Congratulations, you made it to the end of NaNoWriMo! It was a big commitment, and whether or not you hit your word goal, you made major progress. For that, you deserve to be commended. The questions is…what now? You might have half a novel or a third of one, or, for the very lucky, most of a whole. The problem is, although it’s amazing you got tens of thousands of words down in one little month, those words probably aren’t ready for prime time. If you recently completed a first draft, whether from NaNoWriMo or efforts during the “regular season,” read on to find out what comes next.
Read what you wrote during NaNoWriMo.
No matter where you are after NaNoWriMo, stop and read what you’ve written. The goal of NaNo is to write as much as possible in thirty days. That has its utility, but it’s also a bit of a harried rush. Unless you had an excellent, well-crafted outline, there’s a decent change you’ve been feeling your way through the story and probably have a few false starts or extraneous scenes here and there. The main thing is: you need to know where you’ve landed. What do you have? Before you attempt any analysis or consider edits, first take the time to sit down and read what’ve you written from start to wherever you finished.
So…what did you think?
You’ve read your pages. What are your thoughts? Do you have a coherent, if incomplete story? Was it brilliant? Now is the time to take stock. Do you like your overall story enough to plunge on until The End, or do you want to fix up what you already wrote before you finish the ending? Maybe you want to throw the whole thing away and start over? Before you decide on anything, consider how you’ve felt about the process so far.

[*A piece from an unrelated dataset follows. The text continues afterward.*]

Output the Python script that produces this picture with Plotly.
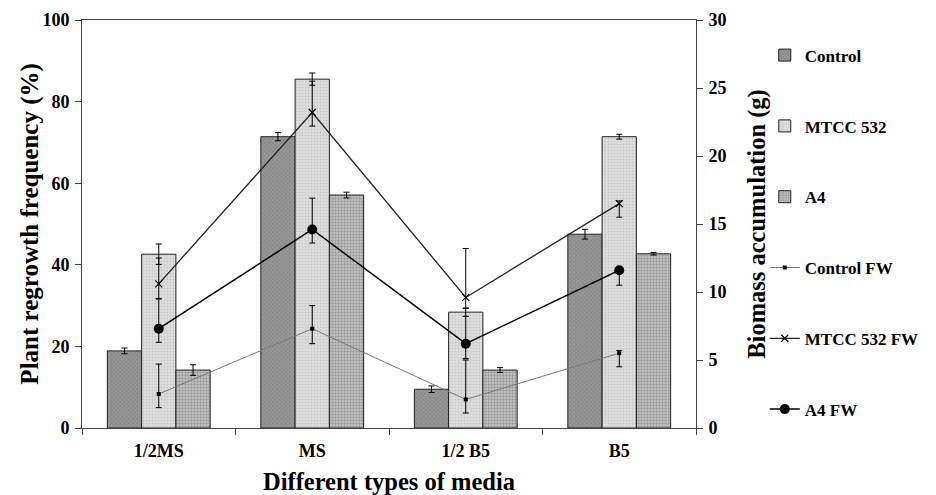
import plotly.graph_objects as go

media = ["1/2MS", "MS", "1/2 B5", "B5"]

# Plant regrowth frequency (%) – bars
control = [18.9, 71.4, 9.5, 47.5]
control_err = [0.7, 1.0, 0.8, 1.2]
mtcc = [42.6, 85.5, 28.4, 71.4]
mtcc_err = [2.5, 1.5, 1.0, 0.6]
a4 = [14.2, 57.1, 14.2, 42.7]
a4_err = [1.3, 0.7, 0.6, 0.3]

# Biomass accumulation (g) – lines
control_fw = [2.5, 7.3, 2.1, 5.5]
control_fw_up = [2.2, 1.7, 2.9, 0.2]
control_fw_dn = [1.0, 1.1, 1.0, 1.0]
mtcc_fw = [10.6, 23.2, 9.6, 16.5]
mtcc_fw_up = [1.9, 2.3, 3.6, 0.2]
mtcc_fw_dn = [1.1, 1.0, 0.8, 1.0]
a4_fw = [7.3, 14.6, 6.2, 11.6]
a4_fw_up = [2.2, 2.3, 2.0, 0.1]
a4_fw_dn = [1.0, 1.0, 1.1, 1.1]

FONT = "Times New Roman, Liberation Serif, serif"

fig = go.Figure()

def err(vals):
    return dict(type="data", array=vals, visible=True, color="black", thickness=1, width=3)

fig.add_trace(go.Bar(
    x=media, y=control, name="Control", error_y=err(control_err),
    marker=dict(color="#8e8e8e", line=dict(color="#222", width=1),
                pattern=dict(shape="x", size=3, solidity=0.3, fgcolor="#5e5e5e", bgcolor="#989898")),
    legendgroup="g1"))
fig.add_trace(go.Bar(
    x=media, y=mtcc, name="MTCC 532", error_y=err(mtcc_err),
    marker=dict(color="#d8d8d8", line=dict(color="#222", width=1),
                pattern=dict(shape=".", size=3, solidity=0.3, fgcolor="#b0b0b0", bgcolor="#dedede")),
    legendgroup="g2"))
fig.add_trace(go.Bar(
    x=media, y=a4, name="A4", error_y=err(a4_err),
    marker=dict(color="#b0b0b0", line=dict(color="#222", width=1),
                pattern=dict(shape=".", size=3, solidity=0.5, fgcolor="#6a6a6a", bgcolor="#c8c8c8")),
    legendgroup="g3"))

def err2(up, dn):
    return dict(type="data", array=up, arrayminus=dn, symmetric=False, visible=True,
                color="black", thickness=1, width=3)

fig.add_trace(go.Scatter(
    x=media, y=control_fw, name="Control FW", yaxis="y2", mode="lines+markers",
    line=dict(color="#7a7a7a", width=1), marker=dict(symbol="square", size=4, color="black"),
    error_y=err2(control_fw_up, control_fw_dn), legendgroup="g4"))
fig.add_trace(go.Scatter(
    x=media, y=mtcc_fw, name="MTCC 532 FW", yaxis="y2", mode="lines+markers",
    line=dict(color="#222", width=1.3), marker=dict(symbol="x-thin", size=7, color="black",
                                                   line=dict(color="black", width=1.2)),
    error_y=err2(mtcc_fw_up, mtcc_fw_dn), legendgroup="g5"))
fig.add_trace(go.Scatter(
    x=media, y=a4_fw, name="A4 FW", yaxis="y2", mode="lines+markers",
    line=dict(color="black", width=1.5), marker=dict(symbol="circle", size=10, color="black"),
    error_y=err2(a4_fw_up, a4_fw_dn), legendgroup="g6"))

fig.update_layout(
    width=936, height=495,
    margin=dict(l=82, r=233, t=20, b=67),
    paper_bgcolor="white", plot_bgcolor="white",
    font=dict(family=FONT, color="black", size=15),
    barmode="group", bargap=0.33, bargroupgap=0,
    xaxis=dict(
        type="category", showline=True, linecolor="#444", linewidth=1, mirror=True,
        ticks="outside", tickson="boundaries", ticklen=6, tickcolor="#444", automargin=False,
        tickfont=dict(family=FONT, size=18, weight="bold"), ticklabelstandoff=6,
        title=dict(text="<b>Different types of media</b>", font=dict(family=FONT, size=24.5), standoff=29),
    ),
    yaxis=dict(
        range=[0, 100], dtick=20, showgrid=False, zeroline=False, automargin=False,
        showline=True, linecolor="#444", linewidth=1, ticks="outside", ticklen=6, tickcolor="#444",
        tickfont=dict(family=FONT, size=18, weight="bold"), ticklabelstandoff=2,
    ),
    yaxis2=dict(
        range=[0, 30], dtick=5, overlaying="y", side="right", showgrid=False, zeroline=False,
        automargin=False,
        showline=True, linecolor="#444", linewidth=1, ticks="outside", ticklen=6, tickcolor="#444",
        tickfont=dict(family=FONT, size=18, weight="bold"), ticklabelstandoff=2,
        title=dict(text="<b>Biomass accumulation (g)</b>", font=dict(family=FONT, size=24.5), standoff=22),
    ),
    legend=dict(
        x=1.112, y=0.957, xanchor="left", yanchor="top",
        traceorder="grouped", tracegroupgap=45.7,
        font=dict(family=FONT, size=17, weight="bold"),
        bgcolor="rgba(0,0,0,0)", itemwidth=30,
    ),
    annotations=[dict(
        text="<b>Plant regrowth frequency (%)</b>", textangle=-90,
        xref="paper", yref="paper", x=-0.0853, y=0.5, xanchor="center", yanchor="middle",
        showarrow=False, font=dict(family=FONT, size=25, color="black"),
    )],
    showlegend=True,
)

fig.write_html(
    "out.html",
    config={"displayModeBar": False},
    post_script="document.body.style.margin='0';document.body.style.overflow='hidden';",
)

Did you like being focused one hundred percent on the creative process or, did you like plunging forward with the story day after day, pushing for word count? If so, I’d keep up the momentum. Go until you’re done, and then edit the completed draft. Need some help writing a strong ending? Check out our latest Ask Inkitt post.
Did you find it difficult to hit word count or even be motivated to write every day because you felt foggy—like you weren’t sure where you were going? If this is the case, my recommendation would be to evaluate what worked, decide what didn’t, and then figure out where to take it next. If you choose this option, it’ll almost certainly take longer to get to The End, but the draft might be stronger and clearer.
What if you have to toss it?
If you hated everything you wrote and truly want nothing more than to hit delete on the whole file and eat a carton of ice cream, I recommend taking a little break. Give it a week or longer—whenever you feel less exhausted by the effort—and look at it again. Surely not everything is terrible. Once you’ve taken that step away, you should be able to identify the wheat from the chaff more easily.
If you’re asking yourself what to do after NaNoWriMo, the answer is: give yourself a pat on the back. You truly did accomplish a lot. After that, the name of the game is evaluation. If you don’t feel you can tell what’s good or bad, find beta readers. A trusted, kind, but sharp eye can be invaluable. Happy editing!